Elisp string compatibility

Yes, they are immutable! One can actually cheat by using the unsafe module (which gives access to the raw data being pointed at), but I decided not to, because Go asserts that all strings need to be immutable.

So instead my lispString is basically:

type lispString struct {
	valMut []byte
	val    string
	size_  int
}

where val is used by default to store the string value. If the user tries to modify any part of the string, then the value is copied over to valMut (as bytes) and val is set to "" (there's no way of setting a string to null in Go). So it's kind of a copy-on-write.

In Go, string is basically an immutable []byte. The reason I did not use []byte and nothing else is that so many library utilities operate on string, that it is actually very convenient to start off with string, as I assume that most strings in Elisp are actually never mutated. Converting []byte to string requires copying bytes, so once the lispString has been mutated, converting it to a string is a bit expensive.

To keep the struct as small as possible, I use size_ to signal different things: if its value is -1 then that means the string is unibyte - i.e. you can know the length by just doing len(val) or len(valMut) (that is, just counting the bytes).
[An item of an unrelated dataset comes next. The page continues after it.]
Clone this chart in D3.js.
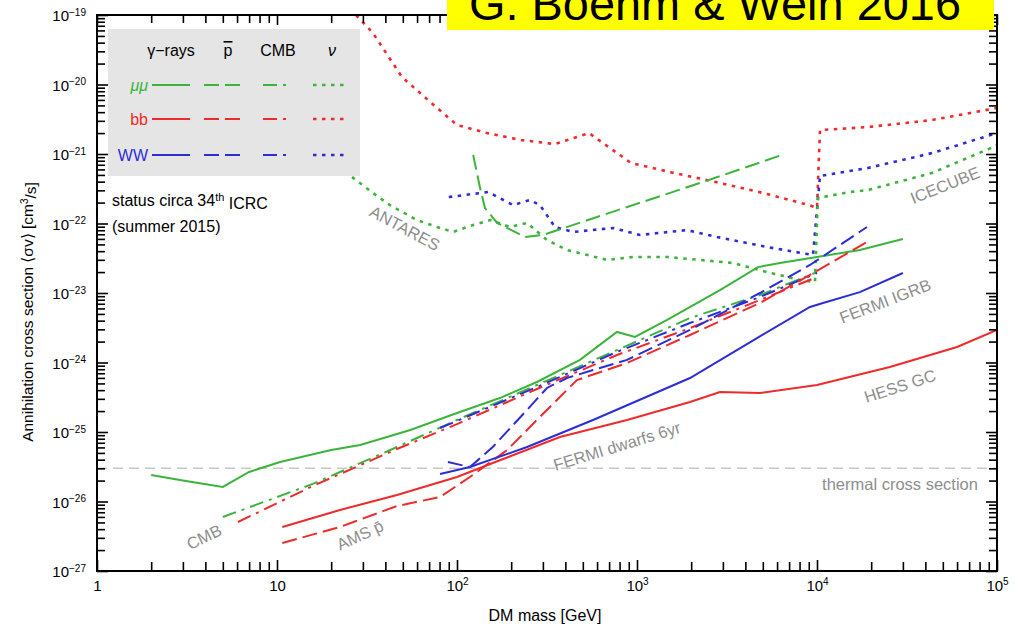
<!DOCTYPE html>
<html lang="en">
<head>
<meta charset="utf-8">
<script src="https://d3js.org/d3.v7.min.js"></script>
<style>
body { margin: 0; background: #fff; }
text { font-family: "Liberation Sans", Arial, Helvetica, sans-serif; }
</style>
</head>
<body>
<script>

// curves: [DM mass in GeV, <sigma v> in cm^3/s]
var gammaMuMu = [[2, 2.4e-26], [3, 2.0e-26], [5, 1.62e-26], [7, 2.66e-26], [10.4, 3.7e-26], [20, 5.5e-26],
  [29, 6.5e-26], [55, 1.07e-25], [100, 1.88e-25], [173, 3.08e-25], [278, 5.24e-25], [482, 1.09e-24],
  [774, 2.75e-24], [975, 2.33e-24], [1470, 4.09e-24], [2890, 1.1e-23], [4700, 2.36e-23], [6230, 2.7e-23],
  [10000, 3.3e-23], [17300, 4.16e-23], [30000, 5.98e-23]];
var gammaBB = [[10.7, 4.3e-27], [22.4, 7.55e-27], [46.4, 1.24e-26], [100, 2.25e-26], [158, 3.58e-26],
  [373, 8.47e-26], [880, 1.49e-25], [1970, 2.7e-25], [2890, 3.77e-25], [4820, 3.64e-25], [10000, 4.74e-25],
  [25400, 8.61e-25], [60000, 1.67e-24], [100000, 2.94e-24]];
var gammaWW = [[80.5, 2.49e-26], [118, 3.13e-26], [245, 6.08e-26], [570, 1.49e-25], [1970, 5.98e-25],
  [4640, 2.25e-24], [9140, 6.3e-24], [10800, 7.18e-24], [17300, 1.03e-23], [30000, 1.94e-23]];

var pbarMuMu = [[123, 9.68e-22], [134, 3.35e-22], [143, 1.67e-22], [167, 1.02e-22], [239, 6.4e-23],
  [300, 6.84e-23], [950, 1.84e-22], [2240, 3.83e-22], [6390, 9.68e-22]];
var pbarBB = [[10.7, 2.53e-27], [22.4, 4.3e-27], [46.4, 8.61e-27], [80.5, 1.16e-26], [118, 2.25e-26],
  [190, 5.51e-26], [278, 1.49e-25], [373, 3.19e-25], [464, 5.6e-25], [880, 9.84e-25], [1970, 2.49e-24],
  [4820, 7.18e-24], [9140, 1.82e-23], [18950, 5.42e-23]];
var pbarWW = [[89, 3.7e-26], [118, 3.13e-26], [158, 6.08e-26], [245, 2.08e-25], [316, 4.3e-25],
  [408, 5.98e-25], [570, 7.8e-25], [880, 1.09e-24], [1970, 2.94e-24], [4820, 1.0e-23], [9140, 2.53e-23],
  [18950, 8.91e-23]];

var cmbMuMu = [[5, 5.98e-27], [15.8, 1.79e-26], [46.4, 6.08e-26], [100, 1.49e-25], [278, 4.74e-25],
  [774, 1.51e-24], [1970, 4.36e-24], [4820, 9.35e-24], [10000, 2.0e-23]];
var cmbBB = [[6.07, 5.07e-27], [15.8, 1.67e-26], [46.4, 5.69e-26], [100, 1.3e-25], [278, 4.16e-25],
  [774, 1.28e-24], [1970, 3.13e-24], [4820, 7.93e-24], [10000, 1.7e-23]];
var cmbWW = [[80.5, 1.14e-25], [278, 4.44e-25], [774, 1.42e-24], [1970, 3.7e-24], [4820, 8.75e-24],
  [10000, 1.94e-23]];

var nuMuMu = [[26.1, 4.67e-22], [34.1, 2.75e-22], [42.4, 1.84e-22], [60, 1.12e-22], [77.4, 8.91e-23],
  [95, 7.55e-23], [118, 9.2e-23], [153, 1.12e-22], [197, 8.91e-23], [245, 1.02e-22], [316, 5.8e-23],
  [408, 4.16e-23], [681, 2.99e-23], [950, 3.3e-23], [1470, 3.3e-23], [2240, 2.99e-23], [3415, 2.7e-23],
  [5275, 2.0e-23], [8050, 1.54e-23], [9750, 1.44e-23], [10100, 2.33e-22], [15250, 2.84e-22],
  [19200, 3.03e-22], [43500, 5.33e-22], [92600, 1.22e-21], [100000, 1.35e-21]];
var nuBB = [[27.5, 1.0e-19], [34.1, 5.51e-20], [49.5, 1.28e-20], [69, 5.98e-21], [100, 2.61e-21],
  [147, 2.0e-21], [227, 1.59e-21], [350, 1.39e-21], [541, 2.0e-21], [926, 7.43e-22], [1606, 5.33e-22],
  [2748, 3.95e-22], [5012, 2.75e-22], [9030, 1.84e-22], [10000, 1.67e-22], [10390, 2.21e-21],
  [19200, 2.44e-21], [43500, 3.08e-21], [100000, 4.59e-21]];
var nuWW = [[90, 2.4e-22], [149, 2.84e-22], [205, 1.84e-22], [254, 2.18e-22], [289, 1.84e-22],
  [350, 8.91e-23], [441, 7.55e-23], [735, 8.61e-23], [1040, 6.84e-23], [1895, 8.05e-23], [2783, 6.4e-23],
  [5275, 4.59e-23], [9500, 3.52e-23], [10390, 4.82e-22], [19200, 6.29e-22], [43500, 1.03e-21],
  [100000, 2.0e-21]];

var thermal = 3e-26;

// curve labels: text, mass, sigma, rotation
var annotations = [
  ["ANTARES", 51.4, 8.6e-23, 28],
  ["ICECUBE", 51400, 3.58e-22, -22],
  ["FERMI IGRB", 23900, 7.7e-24, -21],
  ["HESS GC", 28900, 4.6e-25, -18],
  ["FERMI dwarfs 6yr", 774, 6.3e-26, -17],
  ["CMB", 3.93, 3.1e-27, -26],
  ["AMS p\u0304", 28.9, 3.3e-27, -25]
];

var channels = ["\u03bc\u03bc", "bb", "WW"];
var probes = ["\u03b3\u2212rays", "p", "CMB", "\u03bd"];

var width = 1021, height = 628;
var green = "#3cb43c", red = "#ee2b2b", blue = "#2d2dd6";
var dash = { solid: null, dashed: "15,6", dashdot: "14,6,3,6", dotted: "3.5,5.5" };

var svg = d3.select("body").append("svg")
    .attr("width", width)
    .attr("height", height);

var x = d3.scaleLog().domain([1, 1e5]).range([97, 997]);
var y = d3.scaleLog().domain([1e-27, 1e-19]).range([571, 15]);

svg.append("clipPath").attr("id", "plot")
  .append("rect")
    .attr("x", x.range()[0]).attr("y", y.range()[1])
    .attr("width", x.range()[1] - x.range()[0])
    .attr("height", y.range()[0] - y.range()[1]);

function isMajor(v) {
  var l = Math.log10(v);
  return Math.abs(l - Math.round(l)) < 1e-6;
}

// thermal line
var plot = svg.append("g").attr("clip-path", "url(#plot)");
plot.append("line")
    .attr("x1", x.range()[0]).attr("x2", x.range()[1])
    .attr("y1", y(thermal)).attr("y2", y(thermal))
    .attr("stroke", "#c8c8c8").attr("stroke-width", 1.5)
    .attr("stroke-dasharray", "10,6");

// curves
var line = d3.line()
    .x(function(d) { return x(d[0]); })
    .y(function(d) { return y(d[1]); });

var curves = [
  [nuBB, red, "dotted"], [nuWW, blue, "dotted"], [nuMuMu, green, "dotted"],
  [pbarMuMu, green, "dashed"],
  [gammaMuMu, green, "solid"],
  [cmbMuMu, green, "dashdot"], [cmbWW, blue, "dashdot"], [cmbBB, red, "dashdot"],
  [pbarWW, blue, "dashed"], [pbarBB, red, "dashed"],
  [gammaWW, blue, "solid"], [gammaBB, red, "solid"]
];

plot.selectAll("path.curve")
  .data(curves)
  .enter().append("path")
    .attr("class", "curve")
    .attr("d", function(d) { return line(d[0]); })
    .attr("fill", "none")
    .attr("stroke", function(d) { return d[1]; })
    .attr("stroke-width", function(d) { return d[2] == "dotted" ? 2.6 : 2; })
    .attr("stroke-dasharray", function(d) { return dash[d[2]]; });

// curve labels
var labels = svg.append("g")
    .attr("fill", "#8e8e8e")
    .attr("font-size", "16.5px");

labels.selectAll("text.ann")
  .data(annotations)
  .enter().append("text")
    .attr("class", "ann")
    .attr("text-anchor", "middle")
    .attr("dominant-baseline", "central")
    .attr("transform", function(d) { return "translate(" + x(d[1]) + "," + y(d[2]) + ") rotate(" + d[3] + ")"; })
    .text(function(d) { return d[0]; });

labels.append("text")
    .attr("x", x(78400)).attr("y", y(1.46e-26))
    .attr("text-anchor", "end")
    .text("thermal cross section");

// axes (ticks point inwards)
function supLabel(sel, n) {
  sel.text(null);
  if (n == 0) { sel.append("tspan").text("1"); return; }
  if (n == 1) { sel.append("tspan").text("10"); return; }
  sel.append("tspan").text("10");
  sel.append("tspan").attr("dy", "-0.55em").attr("font-size", "10px")
    .text(n < 0 ? "\u2212" + (-n) : n);
}

var xTicks = x.ticks();
var yTicks = y.ticks();

var gx = svg.append("g")
    .attr("transform", "translate(0," + y.range()[0] + ")")
    .call(d3.axisBottom(x).tickValues(xTicks).tickSizeInner(-9).tickSizeOuter(0).tickPadding(9).tickFormat(""));
var gxt = svg.append("g")
    .attr("transform", "translate(0," + y.range()[1] + ")")
    .call(d3.axisTop(x).tickValues(xTicks).tickSizeInner(-8).tickSizeOuter(0).tickFormat(""));
var gy = svg.append("g")
    .attr("transform", "translate(" + x.range()[0] + ",0)")
    .call(d3.axisLeft(y).tickValues(yTicks).tickSizeInner(-8).tickSizeOuter(0).tickPadding(11).tickFormat(""));
var gyr = svg.append("g")
    .attr("transform", "translate(" + x.range()[1] + ",0)")
    .call(d3.axisRight(y).tickValues(yTicks).tickSizeInner(-8).tickSizeOuter(0).tickFormat(""));

[gx, gxt, gy, gyr].forEach(function(g) {
  g.select(".domain").remove();
  g.selectAll(".tick line").attr("stroke", "#000").attr("stroke-width", 1.6);
  g.attr("font-family", null).attr("font-size", "15px");
});

gx.selectAll(".tick").filter(isMajor).select("line").attr("y2", -11);
gxt.selectAll(".tick").filter(isMajor).select("line").attr("y2", 10);
gy.selectAll(".tick").filter(isMajor).select("line").attr("x2", 11);
gyr.selectAll(".tick").filter(isMajor).select("line").attr("x2", -11);

gx.selectAll(".tick").filter(isMajor).select("text")
    .attr("fill", "#000")
    .each(function(d) { supLabel(d3.select(this), Math.round(Math.log10(d))); });
gy.selectAll(".tick").filter(isMajor).select("text")
    .attr("fill", "#000")
    .attr("dy", "0.38em")
    .each(function(d) { supLabel(d3.select(this), Math.round(Math.log10(d))); });

// frame
svg.append("rect")
    .attr("x", x.range()[0]).attr("y", y.range()[1])
    .attr("width", x.range()[1] - x.range()[0])
    .attr("height", y.range()[0] - y.range()[1])
    .attr("fill", "none").attr("stroke", "#000").attr("stroke-width", 2);

// axis titles
svg.append("text")
    .attr("x", (x.range()[0] + x.range()[1]) / 2 - 2)
    .attr("y", 621)
    .attr("text-anchor", "middle")
    .attr("font-size", "16px")
    .text("DM mass [GeV]");

var yt = svg.append("text")
    .attr("transform", "translate(33,312) rotate(-90)")
    .attr("text-anchor", "middle")
    .attr("font-size", "15.5px");
yt.append("tspan").text("Annihilation cross section \u27e8\u03c3v\u27e9 [cm");
yt.append("tspan").attr("dy", "-0.5em").attr("font-size", "10px").text("3");
yt.append("tspan").attr("dy", "0.5em").text("/s]");

// legend
var legend = svg.append("g");
legend.append("rect")
    .attr("x", 108).attr("y", 29).attr("width", 252).attr("height", 147)
    .attr("fill", "#e5e5e5");

var colX = [171, 228, 278, 332];
var colStyle = ["solid", "dashed", "dashdot", "dotted"];
var colX0 = [152, 204, 263, 313], colX1 = [190, 243, 292, 349];
var rowY = [85, 119, 155];
var rowColor = [green, red, blue];

legend.selectAll("text.head")
  .data(probes)
  .enter().append("text")
    .attr("class", "head")
    .attr("x", function(d, i) { return colX[i]; })
    .attr("y", 56)
    .attr("text-anchor", "middle")
    .attr("font-size", "16px")
    .attr("font-style", function(d, i) { return i == 3 ? "italic" : null; })
    .style("text-decoration", function(d, i) { return i == 1 ? "overline" : null; })
    .text(function(d) { return d; });

channels.forEach(function(c, r) {
  legend.append("text")
      .attr("x", 148).attr("y", rowY[r] + 6)
      .attr("text-anchor", "end")
      .attr("font-size", "16px")
      .attr("font-style", r == 0 ? "italic" : null)
      .attr("fill", rowColor[r])
      .text(c);
  colStyle.forEach(function(s, i) {
    legend.append("line")
        .attr("x1", colX0[i]).attr("x2", colX1[i])
        .attr("y1", rowY[r]).attr("y2", rowY[r])
        .attr("stroke", rowColor[r])
        .attr("stroke-width", s == "dotted" ? 2.6 : 2)
        .attr("stroke-dasharray", dash[s]);
  });
});

var statusText = svg.append("text").attr("x", 112).attr("y", 206).attr("font-size", "16px");
statusText.append("tspan").text("status circa 34");
statusText.append("tspan").attr("dy", "-0.5em").attr("font-size", "11px").text("th");
statusText.append("tspan").attr("dy", "0.5em").text(" ICRC");
svg.append("text").attr("x", 112).attr("y", 232).attr("font-size", "16px").text("(summer 2015)");

// citation box, cut off at the top of the slide as in the source
svg.append("rect")
    .attr("x", 447).attr("y", 0).attr("width", 547).attr("height", 30)
    .attr("fill", "#ffff00");
svg.append("text")
    .attr("x", 469).attr("y", 20)
    .attr("font-family", "'Comic Sans MS', 'DejaVu Sans', sans-serif")
    .attr("font-size", "46px")
    .attr("textLength", 492)
    .attr("lengthAdjust", "spacingAndGlyphs")
    .text("G. Boehm & Weih 2016");

</script>
</body>
</html>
If size is 0, then it means that the number of runes need to be counted (maybe because the string bytes were modified recently). If size is larger than 0 then that is effectively the cached number of runes in the string. In both cases, the string is multibyte. Here I'm always using UTF-8 (the Go stdlib has utilities for it).

This was as small as I could get the strings without potentially breaking things inside the Go runtime itself. I bet you can do something much more compact with Rust. How would you describe the one in Rune at the moment?

Regarding Emacs' custom UTF-8 variant (lets call it EU8) - I thought about it and decided that it wasn't worth the complexity. By using plain UTF-8 I can use Go's existing libraries (plus, the language uses UTF-8 for string literals as well), so everything fits in nicely.

Do you know how common it is to store raw bytes within multibyte strings? I feel like it can't be too normal, right? The Emacs docs also state that:

Emacs extends this range with codepoints in the range #x110000..#x3FFFFF, which it uses for representing characters that are not unified with Unicode and raw 8-bit bytes that cannot be interpreted as characters.

what would be examples of "characters not unified with Unicode"? I wonder if Emacs makes use of this range itself. But in any case, I have a strong feeling that normal UTF-8 should cover the majority of use cases.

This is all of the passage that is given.